Claire Pincock in the hometown of her grandfather

After a lot of prayer and fasting, I was told not to serve a mission.

Accepting the answer “no” was extremely difficult, but at the same time God told me that there were reasons why, and that I would know what they were in due time. Let me tell you the reasons why I’m so grateful I listened.

**Editor’s Note: This article was written by Claire Pincock and has been published in full by her request. 

God Still Used Me As an Instrument to Bless His Children
Pretty soon after I would have left on my mission, I met a boy with serious depression. While he had had people to support him, at that point he felt very alone because he was tired of hurting his friends. Four months into my “mission”, I was able to calm him down twice from suicidal thoughts. Throughout our relationship I helped to show him God’s love for him. I helped to show him that he was worth love and life and that he deserved happiness. God put me in his life, and I was an instrument in His hands to bring my friend happiness.

I Still Learned A Lot About Myself
I dated a lot while on my “mission”. I moved into a very social single’s ward and went on more dates than I can count. Most of them were just casual, fun, friendly double dates. I learned so much about the difference between what I thought I needed and wanted in a man and what I actually needed and wanted. I also learned my strengths in relationships. I learned not only who is good for me, but who I am good for. This has been instrumental in my life.

I Married My Best Friend
Because I didn’t get to serve, I diligently wrote a lot of my friends who did. I told them that I wanted to have the mission experience through them. I developed wonderful relationships with them and got to know who they were very personally. I would email one of my friends back and forth when he was online until his mission disallowed that. A year into my “mission”, that friend came home. I was so ecstatic.

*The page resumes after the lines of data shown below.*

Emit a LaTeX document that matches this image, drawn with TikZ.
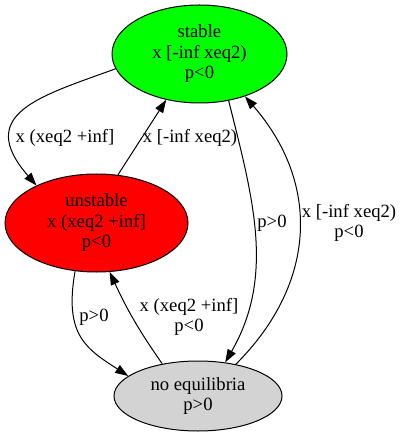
\documentclass[tikz,border=0pt]{standalone}
\usepackage{fontspec}
\setmainfont{Liberation Serif}
\usetikzlibrary{shapes.geometric}
\usetikzlibrary{arrows.meta}

\begin{document}
\begin{tikzpicture}[
		x=1pt, y=-1pt,
		every node/.style={
			font=\fontsize{18.67}{20.5}\selectfont,
			align=center,
			inner sep=0pt
		},
		state/.style 2 args={ellipse, draw, line width=1pt, fill=#1, minimum width=#2},
		edge/.style={line width=1pt, -{Triangle[length=13pt,width=9pt]}}
	]

	\useasboundingbox (0,0) rectangle (402,438);

	\definecolor{stablegreen}{RGB}{0,255,0}
	\definecolor{unstablered}{RGB}{255,0,0}
	\definecolor{noeqgray}{RGB}{211,211,211}

	% states
	\node[state={stablegreen}{175pt}, minimum height=98pt] (stable) at (199.5,54) {stable\\x [-inf xeq2)\\p<0};
	\node[state={unstablered}{183pt}, minimum height=98pt] (unstable) at (96.5,223) {unstable\\x (xeq2 +inf]\\p<0};
	\node[state={noeqgray}{168pt}, minimum height=70pt] (noeq) at (198,396) {no equilibria\\p>0};

	% transitions
	\draw[edge] (stable.190) to[out=200, in=131, out distance=80pt, in distance=95pt] (unstable.148);
	\draw[edge] (unstable.66) -- (stable.234);
	\draw[edge] (stable.302) to[out=-76, in=60, distance=100pt] (noeq.51);
	\draw[edge] (noeq.40) to[out=45, in=-49, distance=115pt] (stable.317);
	\draw[edge] (unstable.246) to[out=-100, in=147, out distance=65pt, in distance=50pt] (noeq.164);
	\draw[edge] (noeq.138) to[out=125, in=-65] (unstable.285);

	% labels
	\node (l1) at (65,138) {x (xeq2 +inf]};
	\node (l2) at (190,138) {x [-inf xeq2)};
	\node (l3) at (272,223) {p>0};
	\node (l4) at (349,223) {x [-inf xeq2)\\p<0};
	\node (l5) at (94,317) {p>0};
	\node (l6) at (189,317) {x (xeq2 +inf]\\p<0};

\end{tikzpicture}
\end{document}
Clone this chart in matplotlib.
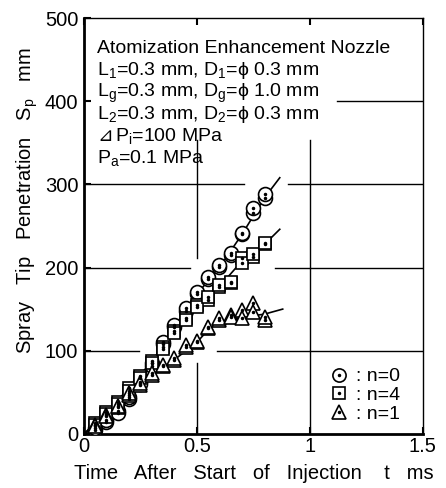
import matplotlib
matplotlib.use("Agg")
import matplotlib.pyplot as plt
from matplotlib.lines import Line2D
from matplotlib.legend_handler import HandlerTuple

plt.rcParams['font.family'] = ['Liberation Sans', 'DejaVu Sans']
plt.rcParams['mathtext.fontset'] = 'custom'
plt.rcParams['mathtext.rm'] = 'Liberation Sans'
plt.rcParams['mathtext.it'] = 'Liberation Sans'
plt.rcParams['mathtext.default'] = 'regular'

# time after start of injection, ms
t = [0.05, 0.10, 0.15, 0.20, 0.25, 0.30, 0.35, 0.40,
     0.45, 0.50, 0.55, 0.60, 0.65, 0.70, 0.75, 0.80]

# spray tip penetration, mm (two shots per condition)
s_n0_a = [5, 14, 27, 42, 62, 85, 108, 128, 148, 168, 186, 201, 215, 240, 265, 284]
s_n0_b = [7, 17, 25, 44, 60, 82, 110, 131, 151, 170, 189, 203, 218, 242, 272, 288]
s_n4_a = [13, 26, 38, 55, 69, 87, 105, 124, 139, 155, 161, 177, 181, 211, 213, 228]
s_n4_b = [11, 24, 36, 52, 67, 85, 102, 121, 137, 152, 164, 179, 183, 205, 216, 230]
s_n1_a = [11, 23, 32, 47, 59, 71, 81, 89, 105, 110, 127, 137, 143, 149, 157, 137]
s_n1_b = [9, 21, 34, 49, 61, 73, 83, 91, 107, 112, 129, 139, 141, 139, 147, 140]

# hand-drawn trend lines
fit_t0 = [0, 0.1, 0.2, 0.3, 0.4, 0.5, 0.6, 0.7, 0.8, 0.867]
fit_s0 = [0, 15, 42, 85, 128, 168, 200, 240, 284, 308]
fit_t4 = [0, 0.1, 0.2, 0.3, 0.4, 0.5, 0.6, 0.7, 0.8, 0.867]
fit_s4 = [0, 26, 55, 87, 124, 155, 177, 208, 228, 246]
fit_t1 = [0, 0.1, 0.2, 0.3, 0.4, 0.5, 0.55, 0.6, 0.7, 0.8, 0.88]
fit_s1 = [0, 22, 47, 71, 89, 110, 125, 135, 140, 144, 150]

notes = ["Atomization Enhancement Nozzle",
         "L$_1$=0.3 mm, D$_1$=$\\phi$ 0.3 mm",
         "L$_g$=0.3 mm, D$_g$=$\\phi$ 1.0 mm",
         "L$_2$=0.3 mm, D$_2$=$\\phi$ 0.3 mm",
         "P$_i$=100 MPa",
         "P$_a$=0.1 MPa"]

fig = plt.figure(figsize=(4.46, 4.88), dpi=100)
ax = fig.add_axes([0.188, 0.111, 0.76, 0.852])

# broken grid lines
gk = dict(color='black', lw=1.0, zorder=1)
ax.plot([1.12, 1.5], [400, 400], **gk)
ax.plot([0, 0.71], [300, 300], **gk)
ax.plot([0.905, 1.5], [300, 300], **gk)
ax.plot([0, 0.47], [200, 200], **gk)
ax.plot([0.845, 1.5], [200, 200], **gk)
ax.plot([0, 0.245], [100, 100], **gk)
ax.plot([0.59, 1.5], [100, 100], **gk)
ax.plot([0.5, 0.5], [353, 211], **gk)
ax.plot([0.5, 0.5], [85, 0], **gk)
ax.plot([1.0, 1.0], [353, 0], **gk)

ax.plot(fit_t0, fit_s0, color='black', lw=1.2, zorder=2)
ax.plot(fit_t4, fit_s4, color='black', lw=1.2, zorder=2)
ax.plot(fit_t1, fit_s1, color='black', lw=1.2, zorder=2)

mk = dict(ls='none', mfc='white', mec='black', mew=1.2, zorder=3)
dk = dict(ls='none', marker='o', ms=1.5, color='black', zorder=4)
for s in (s_n0_a, s_n0_b):
    ax.plot(t, s, marker='o', ms=10, **mk)
    ax.plot(t, s, **dk)
for s in (s_n4_a, s_n4_b):
    ax.plot(t, s, marker='s', ms=9, **mk)
    ax.plot(t, s, **dk)
for s in (s_n1_a, s_n1_b):
    ax.plot(t, s, marker='^', ms=10, **mk)
    ax.plot(t, s, **dk)

ax.set_xlim(0, 1.5)
ax.set_ylim(0, 500)
ax.set_xticks([0, 0.5, 1, 1.5])
ax.set_xticklabels(['0', '0.5', '1', '1.5'])
ax.set_yticks([0, 100, 200, 300, 400, 500])
ax.tick_params(direction='in', length=5, width=1.5, labelsize=14.5, top=True)
ax.tick_params(axis='x', pad=2)
ax.tick_params(axis='y', pad=4)
ax.spines['left'].set_linewidth(2)
ax.spines['bottom'].set_linewidth(2)
ax.spines['top'].set_linewidth(1)
ax.spines['right'].set_linewidth(1)

ax.set_xlabel("Time   After   Start   of   Injection    t   ms", fontsize=14.5,
              labelpad=6)
ax.set_ylabel("Spray   Tip   Penetration   S$_p$   mm", fontsize=14.5)
ax.yaxis.set_label_coords(-0.13, 0.56)

for i, line in enumerate(notes):
    y = 0.916 - i * 0.053
    x = 0.04
    if i == 4:
        ax.text(x, y, "\u22bf", transform=ax.transAxes, fontsize=13.5,
                va='baseline', ha='left', family='DejaVu Sans')
        x = 0.091
    ax.text(x, y, line, transform=ax.transAxes,
            fontsize=14, va='baseline', ha='left')

def handle(m, size):
    return (Line2D([], [], marker=m, ms=size, **mk),
            Line2D([], [], **dk))

ax.legend([handle('o', 9.5), handle('s', 8.5), handle('^', 9.5)],
          [': n=0', ': n=4', ': n=1'],
          handler_map={tuple: HandlerTuple(ndivide=1, pad=0)},
          loc='lower right', bbox_to_anchor=(0.985, -0.015), frameon=False,
          fontsize=14, handlelength=1.0, handletextpad=0.4, labelspacing=0.05)

fig.savefig("out.png", dpi=100)
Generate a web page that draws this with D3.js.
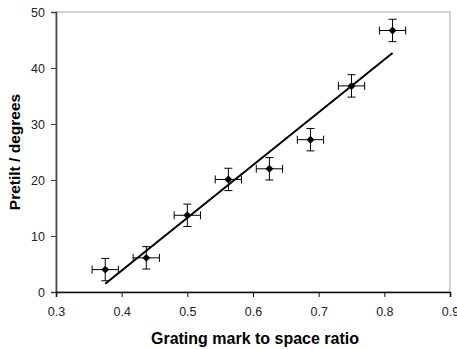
<!DOCTYPE html>
<html>
<head>
<meta charset="utf-8">
<script src="https://cdn.jsdelivr.net/npm/d3@7"></script>
<style>
  body { margin: 0; background: #fff; }
  text { font-family: "Liberation Sans", Arial, sans-serif; }
</style>
</head>
<body>
<svg id="chart" width="457" height="349"></svg>
<script>
// Data
const ratio = [0.375, 0.4375, 0.5, 0.5625, 0.625, 0.6875, 0.75, 0.8125];
const pretilt = [4.0, 6.1, 13.7, 20.1, 22.0, 27.2, 36.8, 46.7];
const xErr = [0.02, 0.02, 0.02, 0.02, 0.02, 0.02, 0.02, 0.02];
const yErr = [2, 2, 2, 2, 2, 2, 2, 2];
const xTicks = [0.3, 0.4, 0.5, 0.6, 0.7, 0.8, 0.9];
const yTicks = [0, 10, 20, 30, 40, 50];

const width = 457, height = 349;
const margin = { top: 12, right: 7, bottom: 57, left: 56 };
const svg = d3.select("#chart");

const x = d3.scaleLinear().domain([0.3, 0.9]).range([margin.left, width - margin.right]);
const y = d3.scaleLinear().domain([0, 50]).range([height - margin.bottom, margin.top]);

// plot border (top/right grey)
svg.append("rect")
    .attr("x", x(0.3))
    .attr("y", y(50))
    .attr("width", x(0.9) - x(0.3))
    .attr("height", y(0) - y(50))
    .attr("fill", "none")
    .attr("stroke", "#b4b4b4")
    .attr("stroke-width", 1.2);

// y axis
const yAxis = svg.append("g")
    .attr("transform", `translate(${x(0.3)},0)`)
    .call(d3.axisLeft(y).tickValues(yTicks).tickSize(5).tickPadding(6).tickFormat(d3.format("d")));
yAxis.select(".domain").attr("stroke", "#444").attr("stroke-width", 1.6);
yAxis.selectAll(".tick line").attr("stroke", "#444");
yAxis.selectAll("text").attr("fill", "#222").style("font-size", "12.5px");

// x axis
const xAxis = svg.append("g")
    .attr("transform", `translate(0,${y(0)})`)
    .call(d3.axisBottom(x).tickValues(xTicks).tickSize(5).tickPadding(10).tickFormat(d3.format(".1f")));
xAxis.select(".domain").attr("stroke", "#111").attr("stroke-width", 1.6);
xAxis.selectAll(".tick line").attr("stroke", "#111");
xAxis.selectAll("text").attr("fill", "#222").style("font-size", "12.5px");

// axis titles
svg.append("text")
    .attr("x", 255)
    .attr("y", 344)
    .attr("text-anchor", "middle")
    .style("font-size", "16px")
    .style("font-weight", "bold")
    .text("Grating mark to space ratio");

svg.append("text")
    .attr("transform", `translate(20,${(y(0) + y(50)) / 2}) rotate(-90)`)
    .attr("text-anchor", "middle")
    .style("font-size", "15.5px")
    .style("font-weight", "bold")
    .text("Pretilt / degrees");

// least squares trend line
const mx = d3.mean(ratio), my = d3.mean(pretilt);
const sxy = d3.sum(ratio, (v, i) => (v - mx) * (pretilt[i] - my));
const sxx = d3.sum(ratio, v => (v - mx) * (v - mx));
const slope = sxy / sxx, icpt = my - slope * mx;
const x0 = d3.min(ratio), x1 = d3.max(ratio);
svg.append("line")
    .attr("x1", x(x0)).attr("y1", y(icpt + slope * x0))
    .attr("x2", x(x1)).attr("y2", y(icpt + slope * x1))
    .attr("stroke", "#000")
    .attr("stroke-width", 2);

// error bars
const pts = ratio.map((r, i) => ({ r, p: pretilt[i], ex: xErr[i], ey: yErr[i] }));
const cap = 4;
const eb = svg.append("g").attr("stroke", "#000").attr("stroke-width", 1);
pts.forEach(d => {
    eb.append("line").attr("x1", x(d.r - d.ex)).attr("x2", x(d.r + d.ex)).attr("y1", y(d.p)).attr("y2", y(d.p));
    eb.append("line").attr("x1", x(d.r - d.ex)).attr("x2", x(d.r - d.ex)).attr("y1", y(d.p) - cap).attr("y2", y(d.p) + cap);
    eb.append("line").attr("x1", x(d.r + d.ex)).attr("x2", x(d.r + d.ex)).attr("y1", y(d.p) - cap).attr("y2", y(d.p) + cap);
    eb.append("line").attr("x1", x(d.r)).attr("x2", x(d.r)).attr("y1", y(d.p - d.ey)).attr("y2", y(d.p + d.ey));
    eb.append("line").attr("x1", x(d.r) - cap).attr("x2", x(d.r) + cap).attr("y1", y(d.p - d.ey)).attr("y2", y(d.p - d.ey));
    eb.append("line").attr("x1", x(d.r) - cap).attr("x2", x(d.r) + cap).attr("y1", y(d.p + d.ey)).attr("y2", y(d.p + d.ey));
});

// diamond markers
svg.append("g").selectAll("path")
    .data(pts)
    .join("path")
    .attr("transform", d => `translate(${x(d.r)},${y(d.p)})`)
    .attr("d", d3.symbol(d3.symbolDiamond2, 40))
    .attr("fill", "#000");
</script>
</body>
</html>
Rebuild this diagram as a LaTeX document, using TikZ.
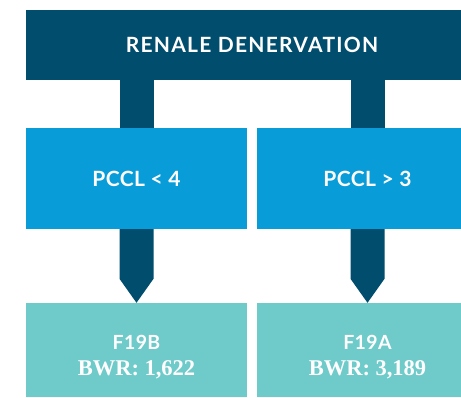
\documentclass[tikz,border=0pt]{standalone}
\usepackage{fontspec}
\setmainfont{Lato}
\newfontfamily\numfont{Liberation Serif}
\definecolor{navy}{HTML}{004D6D}
\definecolor{midblue}{HTML}{089CD8}
\definecolor{teal}{HTML}{6FCACA}
\begin{document}
\begin{tikzpicture}[x=1pt,y=-1pt,
  box/.style={rectangle,inner sep=0pt,text=white,align=center,font=\bfseries},
  headbox/.style={box,fill=navy,minimum width=452pt,minimum height=70pt,
    font=\bfseries\fontsize{21}{24}\selectfont\addfontfeature{LetterSpace=6}},
  condbox/.style={box,fill=midblue,minimum width=221pt,minimum height=101pt,
    font=\bfseries\fontsize{21}{24}\selectfont\addfontfeature{LetterSpace=2}},
  drgbox/.style={box,fill=teal,minimum width=221pt,minimum height=94pt},
  drgname/.style={inner sep=0pt,text=white,anchor=base,
    font=\bfseries\fontsize{19.5}{22}\selectfont\addfontfeature{LetterSpace=2}},
  drgweight/.style={inner sep=0pt,text=white,anchor=base,
    font=\numfont\bfseries\fontsize{22.5}{26}\selectfont},
  stem/.style={fill=navy}]
\useasboundingbox (0,0) rectangle (461,397);
\clip (0,0) rectangle (461,397);
\node[headbox] (top) at (252,45) {RENALE DENERVATION};
\node[condbox] (pl) at (136.5,178.5) {PCCL < 4};
\node[condbox] (pr) at (367.5,178.5) {PCCL > 3};
\node[drgbox] (fl) at (136.5,350) {};
\node[drgbox] (fr) at (367.5,350) {};
\node[drgname] (fln) at (136.5,349.5) {F19B};
\node[drgweight] (flw) at (136.5,375) {BWR: 1,622};
\node[drgname] (frn) at (367.5,349.5) {F19A};
\node[drgweight] (frw) at (367.5,375) {BWR: 3,189};
% stems from the header to the conditions
\fill[stem] ([xshift=-17pt]pl.north |- top.south) rectangle ([xshift=17pt]pl.north);
\fill[stem] ([xshift=-17pt]pr.north |- top.south) rectangle ([xshift=17pt]pr.north);
% arrows from the conditions to the groups
\foreach \a/\b in {pl/fl,pr/fr}{
  \fill[stem] ([xshift=-17pt]\a.south) -- ([xshift=-17pt,yshift=24pt]\b.north)
    -- (\b.north) -- ([xshift=17pt,yshift=24pt]\b.north) -- ([xshift=17pt]\a.south) -- cycle;
}
\end{tikzpicture}
\end{document}
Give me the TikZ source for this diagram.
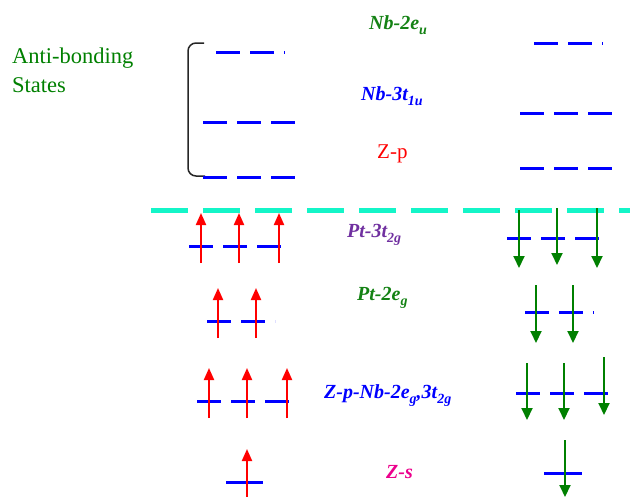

I couldn’t get to my hometown until nearly 10 at night, but we talked until 2 in the morning. He was just as ecstatic as I was. Because of that night and more dating experiences shortly after, I realized that this man, who had been my friend my whole life, was exactly who I was looking for. We were engaged before I would have gotten home.


Claire and Seth on their wedding day
Claire and Seth on their wedding day

I Learned a Foreign Language Anyway 
There were many other wonderful advantages from listening to God’s plan for me. I found a major I love, and I have had irreplaceable experiences in my classes and doing research in my field. I went on a study abroad and learned my grandpa’s native language. I got to see the house he was born in and learn more about his culture. I got really into family history and have taken countless names to the temple with my friends and family. I developed a really close relationship with my mom as we would do this work together. I wouldn’t trade that year-and-a-half for anything.

Claire on her study abroad in Copenhagen
Claire on her study abroad in Copenhagen

I Felt Misunderstood and It Wasn’t Easy

It hasn’t always been easy. It was extremely difficult to say goodbye to all of my friends. I was sad to watch them go and a bit jealous that I didn’t get to. I’ve been in a room filled with just RMs and me, and it can be difficult while everyone shares in their wonderful experiences. I’ve been rejected by boys who want an RM. I’ve been looked down on by my leaders for not serving (very rarely, and not intentionally, but it’s happened). I’ve been asked countless times why I’m not on my mission. I’ve even had people question my answer. I’ve been told that God would never say no to a mission, so maybe I’m interpreting Him incorrectly. I’ve been told that I know less about the gospel because I didn’t serve a mission. People don’t mean to hurt. They don’t really understand that fight that I went through. They don’t understand how badly I wanted to go, and they don’t understand why these things could be hurtful. It’s always been clear to me that the church does not see us as second-class members, but people aren’t perfect, and sometimes you might be treated that way.

Luckily, there have also been a countless number of people who respect my decision and respected me for it. There have been so many people who see the reality of my spirit and my love of this church despite not serving. I’m actually grateful for those dating rejections because even if I had served a mission, that isn’t the kind of person I needed to marry. My husband looks up to me as I look up to him. He respects my spiritual insights despite the fact that he had I name badge and I never did. I’m also so grateful for my friends and family who did serve, especially my fellow sisters. It hasn’t always been easy, but I’ve learned to set aside my pride and rejoice at every call my friends receive. I rejoice in their service and in their joy, just as I hope that they rejoice in mine even though it’s different.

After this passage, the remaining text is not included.